June 29, St. Louis Coffee Shop.
“How can I love you if I don’t know you?
How can I know you if I can’t speak your language?
How can you know me if you can’t speak mine?
I have no good answers.
I can’t finish these thoughts in meaningful ways.
(That is to say, with resolution.)
Maybe the best resolution is to admit I’m getting ahead of myself.
In the times when I can’t find resolution, that’s usually why.
But I’ve loved you in my thoughts forever now.
Perhaps I’ll see our commonality when I can look into your eyes.”
Today is World Down Syndrome Day. And I don’t really know what to do besides wear this ribbon… because I can’t show you these things he’s showing me. He can. He’s amazing. That’s his power. I can only tell you. And that’s just not the same.
I have read essays that compare Down Syndrome to a super power, and I’ve read counter-arguments by DS advocates who say that calling DS a super power is a little misguided. They want their loved ones to be seen as people, not as something different like an angel, or a super hero. And I get that. But I’m sort of an expert on super heroes, and I’m starting to see the point. A super hero is someone who can do things the rest of us can’t, and uses that power for good. So while I don’t want to think of Owen as something other than just a person, like the rest of us, that super hero thing DOES pretty much describe him perfectly.
Let me explain why. He’s taught me more in six months than I fear I’ll be able to teach him in the next 18 years. He informs everything else in the world around me, and yes, sometimes even in ways I’m not sure typical children do. When we found out we were having a baby, I thought I was about to be handed this young life, and it was going to be my job to mold this boy into a good man. So why is it that six months into this, I feel like it’s been the exact opposite? This wise little creature has silently entered our world, and with his eyes, and his face, and his tiny arms and legs flailing, he’s molded us into better people.
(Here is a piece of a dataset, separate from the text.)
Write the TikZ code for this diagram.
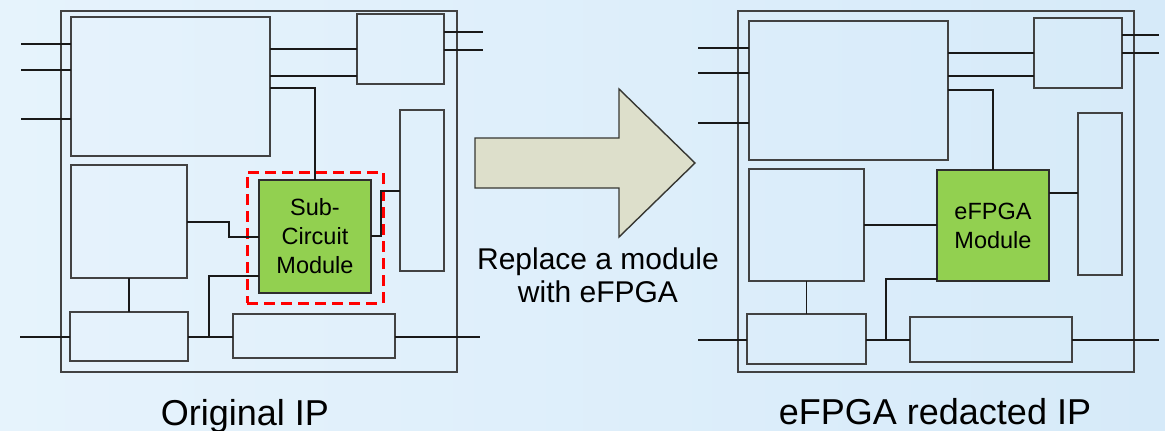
\documentclass[tikz,border=0pt]{standalone}
\usepackage{fontspec}
\setmainfont{Liberation Sans}
\usetikzlibrary{calc}
\definecolor{bgA}{RGB}{230,243,252}
\definecolor{bgB}{RGB}{214,234,249}
\definecolor{boxline}{RGB}{66,66,66}
\definecolor{wirecol}{RGB}{25,25,25}
\definecolor{modgreen}{RGB}{146,208,80}
\definecolor{arrowfill}{RGB}{221,223,203}
\definecolor{arrowline}{RGB}{55,55,50}
\begin{document}
\begin{tikzpicture}[x=1pt,y=-1pt,
  blk/.style={draw=boxline, line width=2pt, rectangle, inner sep=0pt, outer sep=0pt, anchor=north west},
  outerbox/.style={blk, line width=2pt},
  module/.style={blk, fill=modgreen, draw=boxline!70!black, text=black, font=\fontsize{23.5}{29}\selectfont, align=center},
  wire/.style={draw=wirecol, line width=1.5pt},
  redbox/.style={draw=red, line width=3pt, dash pattern=on 11pt off 6pt, rectangle, inner sep=0pt, outer sep=0pt, anchor=north west},
  lbl/.style={font=\fontsize{36}{42}\selectfont, text=black},
]
\useasboundingbox (0,0) rectangle (1165,431);
\fill[left color=bgA, right color=bgB] (0,0) rectangle (1165,431);

% ---------------- Left: Original IP ----------------
\node[outerbox, minimum width=396, minimum height=361] (Lout) at (61,11) {};
\node[blk, minimum width=199, minimum height=139] (LA) at (71,17) {};
\node[blk, minimum width=87, minimum height=70] (LB) at (357,14) {};
\node[blk, minimum width=44, minimum height=161] (LC) at (400,110) {};
\node[blk, minimum width=116, minimum height=113] (LD) at (71,165) {};
\node[blk, minimum width=118, minimum height=49] (LE) at (70,312) {};
\node[blk, minimum width=162, minimum height=44] (LF) at (233,314) {};
\node[module, minimum width=112, minimum height=113] (LG) at (259,180) {Sub-\\Circuit\\Module};
\node[redbox, minimum width=136, minimum height=131] (Lred) at (247,172) {};

\coordinate (Lin1) at (21,44);
\coordinate (Lin2) at (21,70);
\coordinate (Lin3) at (21,119);
\coordinate (Lin4) at (20,337);
\coordinate (Lo1) at (483,32);
\coordinate (Lo2) at (483,50);
\coordinate (Lo3) at (480,337);
\coordinate (Ljn) at (209,337);

\draw[wire] (Lin1) -- (LA.west |- Lin1);
\draw[wire] (Lin2) -- (LA.west |- Lin2);
\draw[wire] (Lin3) -- (LA.west |- Lin3);
\draw[wire] (LA.east |- 0,49) -- (LB.west |- 0,49);
\draw[wire] (LA.east |- 0,76) -- (LB.west |- 0,76);
\draw[wire] (LB.east |- Lo1) -- (Lo1);
\draw[wire] (LB.east |- Lo2) -- (Lo2);
\draw[wire] (LA.east |- 0,88) -| (LG.north);
\draw[wire] (LG.east |- 0,236) -- (381,236) -- (381,191) -- (LC.west |- 0,191);
\draw[wire] (LD.east |- 0,222) -- (229,222) -- (229,237) -- (LG.west |- 0,237);
\draw[wire] (LD.south) -- (LE.north);
\draw[wire] (Lin4) -- (LE.west |- Lin4);
\draw[wire] (LE.east |- Lin4) -- (LF.west |- Lin4);
\draw[wire] (Ljn) |- (LG.west |- 0,276);
\draw[wire] (LF.east |- Lo3) -- (Lo3);

\node[lbl, anchor=base] (Lcap) at (245,425) {Original IP};

% ---------------- Middle arrow ----------------
\filldraw[fill=arrowfill, draw=arrowline, line width=1.4pt, line join=miter]
  (475,138) -- (619,138) -- (619,89) -- (695,163) -- (619,237) -- (619,188) -- (475,188) -- cycle;
\node[font=\fontsize{30}{33}\selectfont, text=black, align=center, anchor=north] (rep) at (598,244) {Replace a module\\with eFPGA};

% ---------------- Right: eFPGA redacted IP ----------------
\node[outerbox, minimum width=396, minimum height=361] (Rout) at (738,11) {};
\node[blk, minimum width=199, minimum height=139] (RA) at (749,21) {};
\node[blk, minimum width=88, minimum height=70] (RB) at (1034,18) {};
\node[blk, minimum width=44, minimum height=162] (RC) at (1078,113) {};
\node[blk, minimum width=115, minimum height=112] (RD) at (749,169) {};
\node[blk, minimum width=119, minimum height=50] (RE) at (747,314) {};
\node[blk, minimum width=162, minimum height=45] (RF) at (910,317) {};
\node[module, minimum width=112, minimum height=111] (RG) at (937,170) {eFPGA\\Module};

\coordinate (Rin1) at (698,48);
\coordinate (Rin2) at (698,73);
\coordinate (Rin3) at (698,123);
\coordinate (Rin4) at (698,340);
\coordinate (Ro1) at (1159,35);
\coordinate (Ro2) at (1159,53);
\coordinate (Ro3) at (1159,340);
\coordinate (Rjn) at (886,340);

\draw[wire] (Rin1) -- (RA.west |- Rin1);
\draw[wire] (Rin2) -- (RA.west |- Rin2);
\draw[wire] (Rin3) -- (RA.west |- Rin3);
\draw[wire] (RA.east |- 0,53) -- (RB.west |- 0,53);
\draw[wire] (RA.east |- 0,76) -- (RB.west |- 0,76);
\draw[wire] (RB.east |- Ro1) -- (Ro1);
\draw[wire] (RB.east |- Ro2) -- (Ro2);
\draw[wire] (RA.east |- 0,90) -| (RG.north);
\draw[wire] (RG.east |- 0,193) -- (RC.west |- 0,193);
\draw[wire] (RD.east |- 0,225) -- (RG.west |- 0,225);
\draw[wire] (RD.south) -- (RE.north);
\draw[wire] (Rin4) -- (RE.west |- Rin4);
\draw[wire] (RE.east |- Rin4) -- (RF.west |- Rin4);
\draw[wire] (Rjn) |- (RG.west |- 0,279);
\draw[wire] (RF.east |- Ro3) -- (Ro3);

\node[lbl, anchor=base] (Rcap) at (935,424) {eFPGA redacted IP};
\end{tikzpicture}
\end{document}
The other day I was on the treadmill, and I was really struggling to finish up. Too much distance and not enough breath left. My mind went to Owen. I thought about him on his tummy, his head turning red and the vein in his forehead popping out, while he pushes himself up on his arms, flailing his legs… trying so hard to do… what? I don’t think he even knows what he’s trying to do yet. But he knows to try… even before he knows what he’s trying. Thinking about him fighting… inspired me to push myself. It inspires me every day, at work, at home, in my conversations with other people… I think to myself, “If he can fight, why aren’t I fighting? If he’s working hard, I need to work hard. He wakes up every morning with a big smile and just starts trying to talk. Babbling, alone in his crib. He’s starting from square one, and yet in some ways, he’s the man I strive to be. He’s just good. And if he’s good, then I need to be good.
I learned very quickly why jokes at Owen’s expense weren’t funny. That was evident pretty quickly. (Although, as I’ve mentioned, it wasn’t evident before he came along.) But by proxy, I learned that good jokes don’t have victims. By the way, I joke a lot. And when I look back, seemingly all of my jokes had victims. Maybe it was a victim who wasn’t around. Maybe it was a victim who even sort of had it coming. But usually there was a victim. The best jokes, by the most creative minds, don’t have victims. I’m not saying they can’t… not saying “You can’t say this, or you can’t say that, or this isn’t funny, etc.” But I’m just saying you can be better. You can be good. You can be like Owen.
I’m sure there will be lots of times when it’ll be time to show Owen how to be more like his daddy. When he’ll need to learn to shave, or tie a tie, or why lying is bad, or how to work hard and take pride in yourself. But I’ll never forget in this little partnership we’re building… that he taught me first. First I had to learn to be more like him.
My son is now six months old. If he could read my poem, from when I was scared, I think he would say this:
“I love you, daddy, but you’re silly. Don’t worry… I’ll teach you a new language. A language we can both speak. A language you speak with your eyes, and your face, and your arms, hands, and fingers. You’re having trouble seeing the world. You’re missing things. I’ll give you new eyes. My eyes. Then we can play together.”